Supplied material:
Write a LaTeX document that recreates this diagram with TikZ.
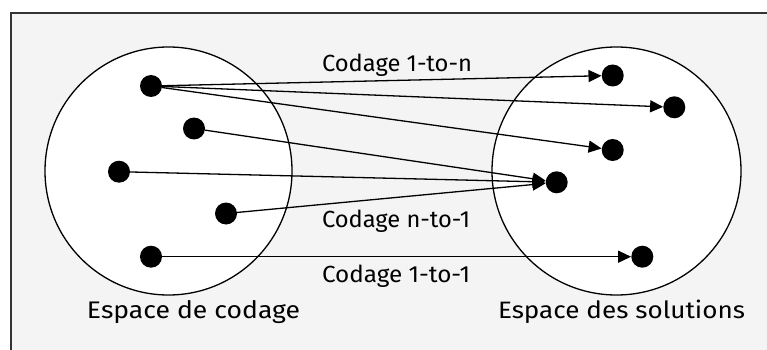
\documentclass[tikz,border=0pt]{standalone}
\usepackage{fontspec}
\usepackage{graphicx}
\setmainfont{Fira Sans}
\usetikzlibrary{arrows.meta,shapes.geometric}
\definecolor{bgcol}{HTML}{F4F4F4}
\definecolor{framecol}{HTML}{333333}
\newcommand{\fitlabel}[3]{\resizebox{#1pt}{#2pt}{#3}}
\tikzset{
  dot/.style={circle, fill=black, minimum size=22pt, inner sep=0pt},
  space/.style={ellipse, draw=black, fill=white, line width=1.3pt, inner sep=0pt},
  arr/.style={-{Triangle[length=13pt,width=12pt]}, line width=1.3pt},
  lbl/.style={anchor=base, inner sep=0pt, text=black, font=\fontsize{20pt}{24pt}\selectfont}
}
\begin{document}
\begin{tikzpicture}[x=1pt,y=-1pt]
\useasboundingbox (0,0) rectangle (767,350);
\fill[white] (0,0) rectangle (767,350);
\fill[bgcol] (11,13) rectangle (767,350);
\draw[framecol, line width=2pt] (11,350) -- (11,13) -- (767,13);

\node[space, minimum width=247pt, minimum height=248pt] (cod) at (168.5,171) {};
\node[space, minimum width=249pt, minimum height=248pt] (sol) at (616.5,171) {};

\node[dot] (a1) at (151,86) {};
\node[dot] (a2) at (194,128.5) {};
\node[dot] (a3) at (119,171.7) {};
\node[dot] (a4) at (226,213.5) {};
\node[dot] (a5) at (151,256.7) {};

\node[dot] (b1) at (612.7,75.5) {};
\node[dot] (b2) at (674.3,107.3) {};
\node[dot] (b3) at (612.7,150) {};
\node[dot] (b4) at (556.7,182.3) {};
\node[dot] (b5) at (642.3,256.7) {};

\draw[arr] (a1) -- (b1);
\draw[arr] (a1) -- (b2);
\draw[arr] (a1) -- (b3);
\draw[arr] (a2) -- (b4);
\draw[arr] (a3) -- (b4);
\draw[arr] (a4) -- (b4);
\draw[arr] (a5) -- (b5);

\node[lbl] (l1) at (397,71.5) {\fitlabel{150}{17.5}{Codage 1-to-n}};
\node[lbl] (l2) at (396,227.5) {\fitlabel{148}{17.5}{Codage n-to-1}};
\node[lbl] (l3) at (396,282) {\fitlabel{148}{17.5}{Codage 1-to-1}};
\node[lbl] (l4) at (193.5,318) {\fitlabel{213}{18}{Espace de codage}};
\node[lbl] (l5) at (621.5,318.3) {\fitlabel{247}{18.5}{Espace des solutions}};
\end{tikzpicture}
\end{document}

The exercise:
Make an exact reproduction of the listing above, without any pictures.

Solution for this exercise:
Write a LaTeX document that recreates this diagram with TikZ.
\documentclass[tikz,border=0pt]{standalone}
\usepackage{fontspec}
\usepackage{graphicx}
\setmainfont{Fira Sans}
\usetikzlibrary{arrows.meta,shapes.geometric}
\definecolor{bgcol}{HTML}{F4F4F4}
\definecolor{framecol}{HTML}{333333}
\newcommand{\fitlabel}[3]{\resizebox{#1pt}{#2pt}{#3}}
\tikzset{
  dot/.style={circle, fill=black, minimum size=22pt, inner sep=0pt},
  space/.style={ellipse, draw=black, fill=white, line width=1.3pt, inner sep=0pt},
  arr/.style={-{Triangle[length=13pt,width=12pt]}, line width=1.3pt},
  lbl/.style={anchor=base, inner sep=0pt, text=black, font=\fontsize{20pt}{24pt}\selectfont}
}
\begin{document}
\begin{tikzpicture}[x=1pt,y=-1pt]
\useasboundingbox (0,0) rectangle (767,350);
\fill[white] (0,0) rectangle (767,350);
\fill[bgcol] (11,13) rectangle (767,350);
\draw[framecol, line width=2pt] (11,350) -- (11,13) -- (767,13);

\node[space, minimum width=247pt, minimum height=248pt] (cod) at (168.5,171) {};
\node[space, minimum width=249pt, minimum height=248pt] (sol) at (616.5,171) {};

\node[dot] (a1) at (151,86) {};
\node[dot] (a2) at (194,128.5) {};
\node[dot] (a3) at (119,171.7) {};
\node[dot] (a4) at (226,213.5) {};
\node[dot] (a5) at (151,256.7) {};

\node[dot] (b1) at (612.7,75.5) {};
\node[dot] (b2) at (674.3,107.3) {};
\node[dot] (b3) at (612.7,150) {};
\node[dot] (b4) at (556.7,182.3) {};
\node[dot] (b5) at (642.3,256.7) {};

\draw[arr] (a1) -- (b1);
\draw[arr] (a1) -- (b2);
\draw[arr] (a1) -- (b3);
\draw[arr] (a2) -- (b4);
\draw[arr] (a3) -- (b4);
\draw[arr] (a4) -- (b4);
\draw[arr] (a5) -- (b5);

\node[lbl] (l1) at (397,71.5) {\fitlabel{150}{17.5}{Codage 1-to-n}};
\node[lbl] (l2) at (396,227.5) {\fitlabel{148}{17.5}{Codage n-to-1}};
\node[lbl] (l3) at (396,282) {\fitlabel{148}{17.5}{Codage 1-to-1}};
\node[lbl] (l4) at (193.5,318) {\fitlabel{213}{18}{Espace de codage}};
\node[lbl] (l5) at (621.5,318.3) {\fitlabel{247}{18.5}{Espace des solutions}};
\end{tikzpicture}
\end{document}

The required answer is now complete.